Bu ülkede bir iktidar kavgası var. Bu iktidar kavgası, egemenlerin, kendi arasında da had safhaya ulaşmış durumdadır. Şu anda faşist, ırkçı MHP- CHP, devletçi kemalist askerî iktidar ile gerici dinciler arasındadır. Peki Aleviler, bu kavganın neresindedirler? Buna bakmak gerekir. Aleviler, Kürt mücadelesi karşısında sıkışan ve uluslararasında prestiji sarsılan devlete karşı, zorlayıcı rolünü doğru yönde oynamadıkları da bir gerçektir. Ayrıca devlet, sadece Aleviler’in ağzına bir parmak bal çalarak kısmî ve değersiz şeylerle oyalayıp duruyor. Aynı zamanda Aleviler içinde sıyrılan bazı devşirmeleri de satın alarak, bunlar vasıtasıyla Alevi hareketlerini denetim altında tutmaktadır. Devlet, Alevilik felsefesi üzerinde bazı yazarları satın alıp bilgi kirliliğiyle beyinleri yanıltma taktiğini de uygulama çabasındadır. Bazı tuzaklar kurarak islam camisine ve namazına davet kapısını da sürekli açık bırakmıştır. "Biz de Ali’yi severiz" gibi gönül okşayıcı ve yanıltıcı cümleler sarfederek adeta Aleviler içerisinde ikilik yaratmayı da başarmış durumdadır. Emevi Sünni devlet, bütün bu stratejik ve taktik oyunlarının yanında, Aleviler içinde Türk ırkçılığını da uyandırmayı eksik etmemiştir. Bu da bağlı olduğu emperyalden sürekli aldığı talimatlar doğrultusundadır.

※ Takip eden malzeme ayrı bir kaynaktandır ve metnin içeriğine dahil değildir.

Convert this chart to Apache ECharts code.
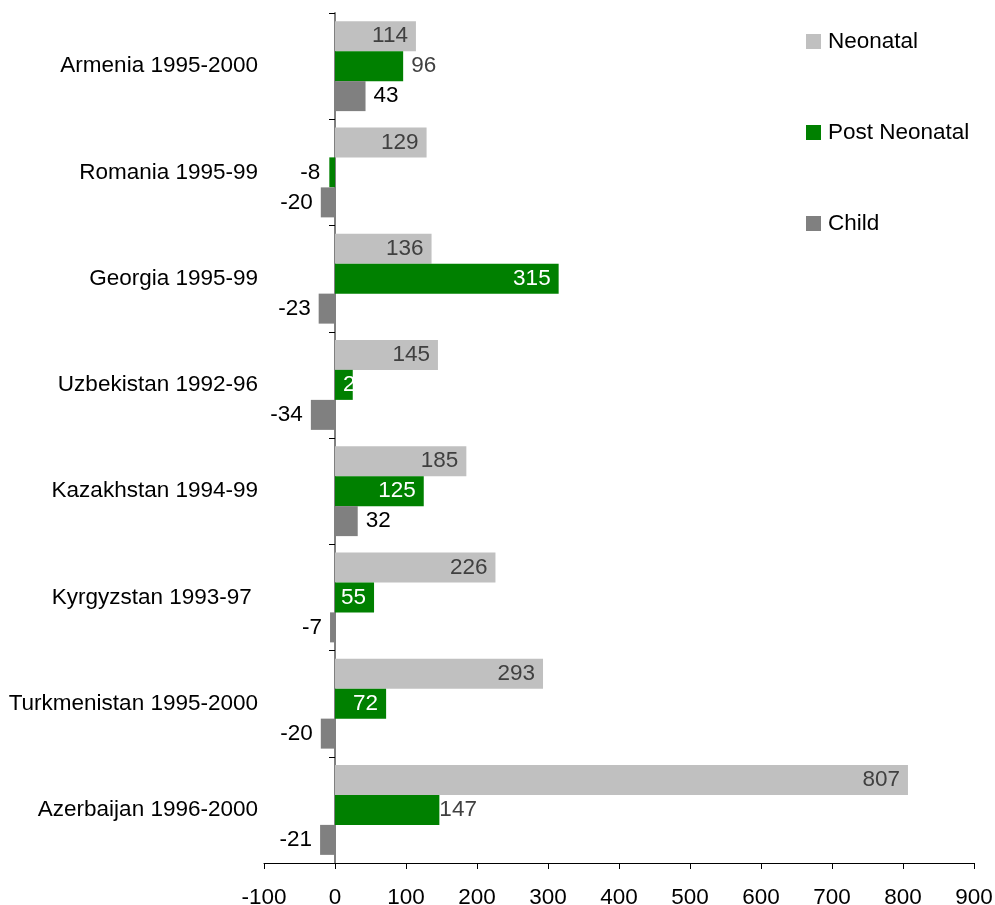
<!DOCTYPE html>
<html>
<head>
<meta charset="utf-8">
<script src="https://cdn.jsdelivr.net/npm/echarts@6/dist/echarts.min.js"></script>
<style>
  html, body { margin: 0; padding: 0; background: #ffffff; }
  #chart { width: 995px; height: 905px; }
</style>
</head>
<body>
<div id="chart"></div>
<script>
// Survey periods, listed top to bottom
const categories = [
  'Armenia 1995-2000',
  'Romania 1995-99',
  'Georgia 1995-99',
  'Uzbekistan 1992-96',
  'Kazakhstan 1994-99',
  'Kyrgyzstan 1993-97 ',
  'Turkmenistan 1995-2000',
  'Azerbaijan 1996-2000'
];

const neonatal = [114, 129, 136, 145, 185, 226, 293, 807];
const postNeonatal = [96, -8, 315, 25, 125, 55, 72, 147];
const child = [43, -20, -23, -34, 32, -7, -20, -21];

const xTicks = { min: -100, max: 900, step: 100 };

const FONT = '"Liberation Sans", Arial, sans-serif';
const FS = 22.5;

// Post neonatal labels: white inside the bar, with a few bars labelled outside
function postLabel(v, i) {
  if (v < 0) {
    return { position: 'left', color: '#000000', distance: 9 };
  }
  if (i === 0) {
    return { position: 'right', color: '#404040', distance: 8 };
  }
  if (i === 7) {
    return { position: 'right', color: '#404040', distance: 0 };
  }
  if (i === 3) {
    return { position: 'insideLeft', color: '#ffffff', distance: 8 };
  }
  return { position: 'insideRight', color: '#ffffff', distance: 8 };
}

const chart = echarts.init(document.getElementById('chart'), null, { renderer: 'canvas' });

chart.setOption({
  animation: false,
  backgroundColor: '#ffffff',
  textStyle: { fontFamily: FONT },
  legend: {
    orient: 'vertical',
    left: 801,
    top: 25,
    itemWidth: 15,
    itemHeight: 15,
    itemGap: 68,
    icon: 'rect',
    textStyle: { fontFamily: FONT, fontSize: FS, color: '#000000', padding: [0, 0, 0, 2] },
    data: ['Neonatal', 'Post Neonatal', 'Child']
  },
  grid: {
    left: 264,
    right: 21,
    top: 13,
    bottom: 42,
    containLabel: false,
    outerBoundsMode: 'none'
  },
  xAxis: {
    type: 'value',
    min: xTicks.min,
    max: xTicks.max,
    interval: xTicks.step,
    splitLine: { show: false },
    axisLine: { show: true, onZero: false, lineStyle: { color: '#000000', width: 1 } },
    axisTick: { show: true, length: 6, lineStyle: { color: '#000000' } },
    axisLabel: { fontFamily: FONT, fontSize: FS, color: '#000000', margin: 23 }
  },
  yAxis: {
    type: 'category',
    inverse: true,
    data: categories,
    axisLine: { show: true, onZero: true, lineStyle: { color: '#808080', width: 2 } },
    axisTick: { show: true, length: 6, lineStyle: { color: '#000000' } },
    axisLabel: { fontFamily: FONT, fontSize: FS, color: '#000000', margin: 6 }
  },
  series: [
    {
      name: 'Neonatal',
      type: 'bar',
      barWidth: 30,
      barGap: '0%',
      itemStyle: { color: '#C0C0C0' },
      label: {
        show: true,
        position: 'insideRight',
        distance: 8,
        fontFamily: FONT,
        fontSize: FS,
        color: '#404040'
      },
      data: neonatal
    },
    {
      name: 'Post Neonatal',
      type: 'bar',
      barWidth: 30,
      barGap: '0%',
      itemStyle: { color: '#008000' },
      label: { show: true, fontFamily: FONT, fontSize: FS },
      data: postNeonatal.map((v, i) => ({ value: v, label: postLabel(v, i) }))
    },
    {
      name: 'Child',
      type: 'bar',
      barWidth: 30,
      barGap: '0%',
      itemStyle: { color: '#808080' },
      label: { show: true, fontFamily: FONT, fontSize: FS, color: '#000000' },
      data: child.map(v => ({
        value: v,
        label: { position: v < 0 ? 'left' : 'right', distance: 8 }
      }))
    }
  ]
});
</script>
</body>
</html>
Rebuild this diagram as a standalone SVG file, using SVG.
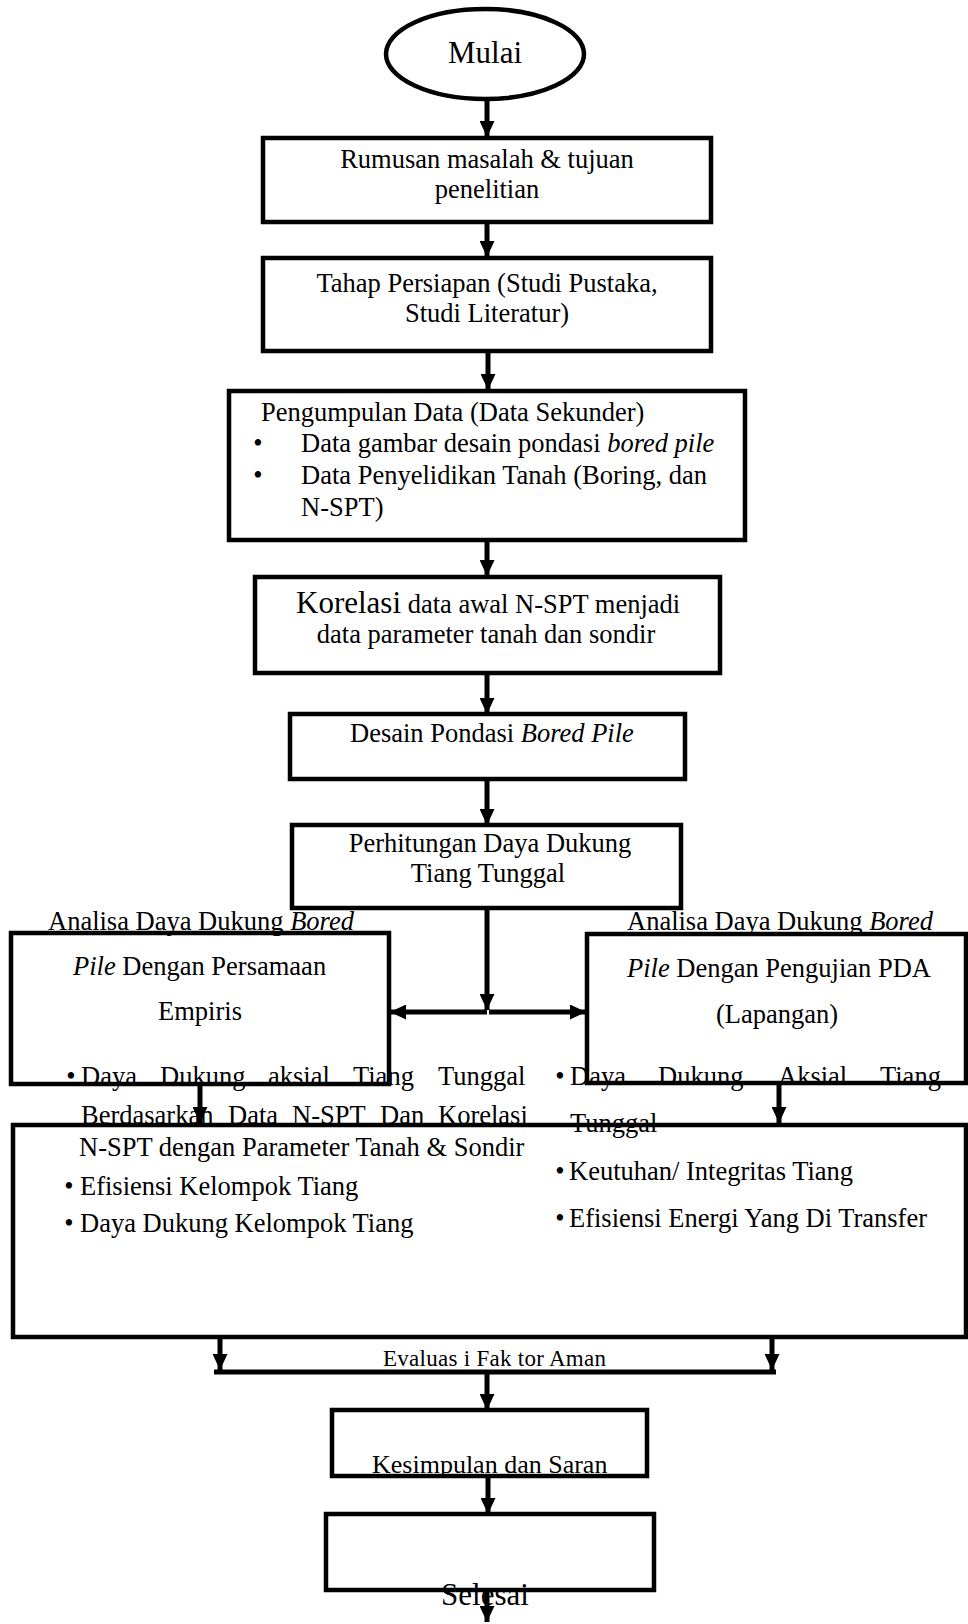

Şu anda Hacı Bektaş Dernekleri’ni oluşturan azınlık bir kesim, Türk gömleğini giymiş durumdadır. Bu da Aleviler içinde başgösteren çok yanlış bir hatadır. Bu, bölünme temelinde tamamen bir tuzak olup Sünni devletin bir taktiğidir. Bir yandan devlet, "Aleviler islamın içinde mi, dışında mı?" gibi taktik bir ayrışma poltikasına başvurarak kuyuya bir taş atar. Hacı Bektaş Dernekleri’ni oluşturan azınlık bir kesim de bu tuzağa düşerek bunu tasdikler. Egemen Sünni devlet, nihayet bu taktiğinde başarılı olduğu da görülmektedir. İşte bu anlamda, Aleviler içinde hızla yayılan bu deyim, bugün ne yazık ki Aleviliğin bütünlüğüne vurulmuş bir darbedir. Aslında Aleviler bu tuzağa düşmemeliydiler.
YORUMLAR
"....Aleviler, Kürt mücadelesi karşısında sıkışan ve uluslararasında prestiji sarsılan devlete karşı, zorlayıcı rolünü doğru yönde oynamadıkları bir gerçektir. Ayrıca devlet, sadece Aleviler’in ağzına bir parmak bal çalarak kısmî ve değersiz şeylerle oyalamıştır. Aynı zamanda Aleviler içinde sıyrılan bazı devşirmeleri da satın alarak, bunlar vasıtasıyla Alevi hareketlerini denetim altında tutmuştur. Devlet, Alevilik felsefesi üzerinde bazı yazarları satın alıp bilgi kirliliğiyle beyinleri yanıltma taktiğini de uygulamıştır.
bugün ne yazık ki Aleviliğin bütünlüğüne vurulmuş bir darbedir. Aslında Aleviler bu tuzağa düşmemeliydiler. ..."
teşhis doğru..tedavi yolları gelecek yazılara bırakılmış..!
herkes kendince doğrusunu ve engüzelini tuzaklarken bu oyunlara gelenlerin de yapması gerekenler var demektir..!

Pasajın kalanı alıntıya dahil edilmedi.